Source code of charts
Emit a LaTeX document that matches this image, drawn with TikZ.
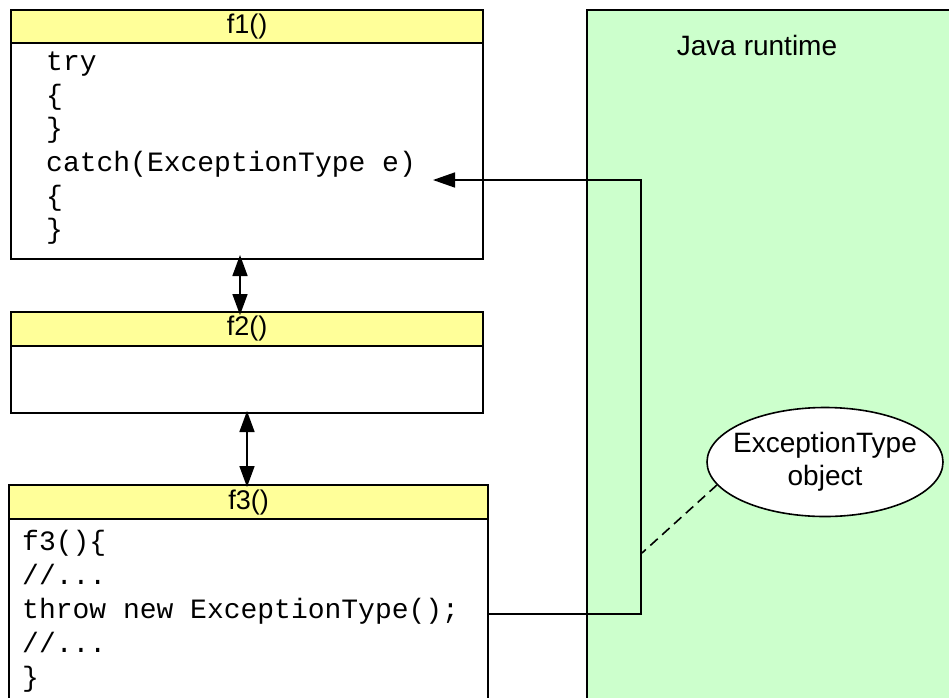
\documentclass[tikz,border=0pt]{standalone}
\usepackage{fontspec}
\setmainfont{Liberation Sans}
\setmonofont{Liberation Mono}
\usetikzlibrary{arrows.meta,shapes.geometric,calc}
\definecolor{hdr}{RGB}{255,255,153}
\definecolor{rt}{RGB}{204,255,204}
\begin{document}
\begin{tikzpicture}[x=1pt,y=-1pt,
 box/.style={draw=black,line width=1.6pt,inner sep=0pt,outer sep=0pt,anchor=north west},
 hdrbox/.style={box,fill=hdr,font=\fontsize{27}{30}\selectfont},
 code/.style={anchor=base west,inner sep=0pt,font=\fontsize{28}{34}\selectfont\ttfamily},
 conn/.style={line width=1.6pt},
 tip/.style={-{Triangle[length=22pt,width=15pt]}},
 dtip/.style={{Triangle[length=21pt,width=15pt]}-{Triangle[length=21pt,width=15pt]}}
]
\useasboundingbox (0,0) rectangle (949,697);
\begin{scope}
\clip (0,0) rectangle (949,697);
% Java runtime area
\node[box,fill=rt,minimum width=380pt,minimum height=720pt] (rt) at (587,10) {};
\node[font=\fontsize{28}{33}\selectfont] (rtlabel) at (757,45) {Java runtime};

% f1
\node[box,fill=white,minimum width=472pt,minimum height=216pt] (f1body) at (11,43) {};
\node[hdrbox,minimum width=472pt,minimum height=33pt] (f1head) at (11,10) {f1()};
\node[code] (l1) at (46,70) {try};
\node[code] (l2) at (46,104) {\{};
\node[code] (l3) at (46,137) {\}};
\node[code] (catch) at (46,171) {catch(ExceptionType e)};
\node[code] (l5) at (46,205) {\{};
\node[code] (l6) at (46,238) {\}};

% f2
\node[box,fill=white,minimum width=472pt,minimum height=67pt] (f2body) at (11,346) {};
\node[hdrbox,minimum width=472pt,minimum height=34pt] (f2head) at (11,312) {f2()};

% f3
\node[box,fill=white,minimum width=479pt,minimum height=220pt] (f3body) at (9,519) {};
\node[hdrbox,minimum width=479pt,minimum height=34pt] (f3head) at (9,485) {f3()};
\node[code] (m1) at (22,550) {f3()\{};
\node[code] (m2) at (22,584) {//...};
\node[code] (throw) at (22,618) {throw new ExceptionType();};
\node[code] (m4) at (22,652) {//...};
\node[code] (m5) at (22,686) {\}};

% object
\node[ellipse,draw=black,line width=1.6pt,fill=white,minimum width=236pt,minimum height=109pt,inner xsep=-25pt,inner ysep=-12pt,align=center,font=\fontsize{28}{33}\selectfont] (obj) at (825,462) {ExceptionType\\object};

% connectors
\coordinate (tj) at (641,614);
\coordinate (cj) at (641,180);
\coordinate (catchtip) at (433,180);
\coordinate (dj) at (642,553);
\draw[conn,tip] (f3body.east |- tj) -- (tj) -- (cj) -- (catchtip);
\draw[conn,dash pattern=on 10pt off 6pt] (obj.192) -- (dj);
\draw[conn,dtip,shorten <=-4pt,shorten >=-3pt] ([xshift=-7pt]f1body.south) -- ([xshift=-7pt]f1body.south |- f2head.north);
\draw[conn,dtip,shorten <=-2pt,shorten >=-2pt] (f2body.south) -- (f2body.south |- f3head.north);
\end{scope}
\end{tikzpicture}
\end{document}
==
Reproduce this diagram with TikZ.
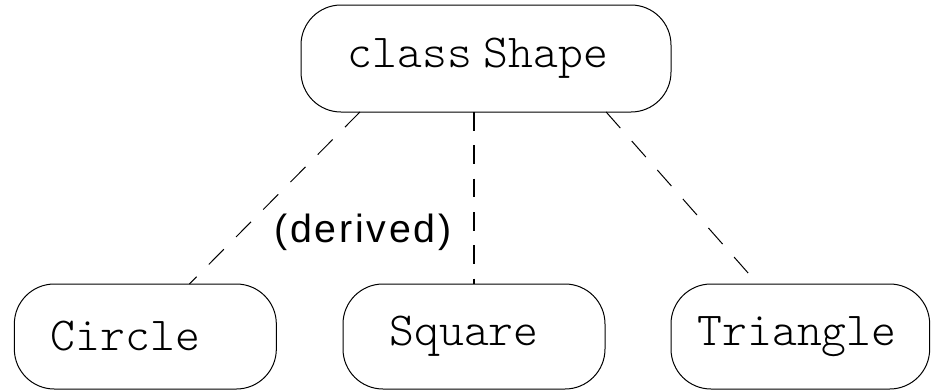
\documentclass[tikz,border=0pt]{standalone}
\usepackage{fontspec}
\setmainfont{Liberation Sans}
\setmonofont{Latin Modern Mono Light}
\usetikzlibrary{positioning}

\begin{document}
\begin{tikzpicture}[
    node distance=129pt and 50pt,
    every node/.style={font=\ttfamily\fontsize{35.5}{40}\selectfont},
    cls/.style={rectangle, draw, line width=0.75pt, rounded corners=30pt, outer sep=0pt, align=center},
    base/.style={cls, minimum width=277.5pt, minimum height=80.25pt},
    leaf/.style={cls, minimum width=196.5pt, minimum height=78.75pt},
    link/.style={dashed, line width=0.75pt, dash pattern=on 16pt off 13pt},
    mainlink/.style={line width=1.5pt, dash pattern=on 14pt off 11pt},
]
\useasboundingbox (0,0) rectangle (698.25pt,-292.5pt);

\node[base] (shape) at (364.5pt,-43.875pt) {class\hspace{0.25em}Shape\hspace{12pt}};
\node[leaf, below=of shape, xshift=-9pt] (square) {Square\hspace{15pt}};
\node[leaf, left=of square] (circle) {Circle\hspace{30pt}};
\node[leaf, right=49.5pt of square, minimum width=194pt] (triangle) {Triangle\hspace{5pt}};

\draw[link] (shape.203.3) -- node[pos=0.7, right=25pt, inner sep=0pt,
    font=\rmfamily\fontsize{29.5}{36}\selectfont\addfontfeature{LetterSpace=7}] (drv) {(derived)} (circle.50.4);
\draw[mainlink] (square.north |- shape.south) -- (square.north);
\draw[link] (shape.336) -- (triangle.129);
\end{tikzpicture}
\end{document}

The request: Nothing but the lines from the one with "Emit a LaTeX" down to the one with "(l6) at (46,238)" should be printed, both of them included. Leave out the pictures.

Solution to the problem:
Emit a LaTeX document that matches this image, drawn with TikZ.
\documentclass[tikz,border=0pt]{standalone}
\usepackage{fontspec}
\setmainfont{Liberation Sans}
\setmonofont{Liberation Mono}
\usetikzlibrary{arrows.meta,shapes.geometric,calc}
\definecolor{hdr}{RGB}{255,255,153}
\definecolor{rt}{RGB}{204,255,204}
\begin{document}
\begin{tikzpicture}[x=1pt,y=-1pt,
 box/.style={draw=black,line width=1.6pt,inner sep=0pt,outer sep=0pt,anchor=north west},
 hdrbox/.style={box,fill=hdr,font=\fontsize{27}{30}\selectfont},
 code/.style={anchor=base west,inner sep=0pt,font=\fontsize{28}{34}\selectfont\ttfamily},
 conn/.style={line width=1.6pt},
 tip/.style={-{Triangle[length=22pt,width=15pt]}},
 dtip/.style={{Triangle[length=21pt,width=15pt]}-{Triangle[length=21pt,width=15pt]}}
]
\useasboundingbox (0,0) rectangle (949,697);
\begin{scope}
\clip (0,0) rectangle (949,697);
% Java runtime area
\node[box,fill=rt,minimum width=380pt,minimum height=720pt] (rt) at (587,10) {};
\node[font=\fontsize{28}{33}\selectfont] (rtlabel) at (757,45) {Java runtime};

% f1
\node[box,fill=white,minimum width=472pt,minimum height=216pt] (f1body) at (11,43) {};
\node[hdrbox,minimum width=472pt,minimum height=33pt] (f1head) at (11,10) {f1()};
\node[code] (l1) at (46,70) {try};
\node[code] (l2) at (46,104) {\{};
\node[code] (l3) at (46,137) {\}};
\node[code] (catch) at (46,171) {catch(ExceptionType e)};
\node[code] (l5) at (46,205) {\{};
\node[code] (l6) at (46,238) {\}};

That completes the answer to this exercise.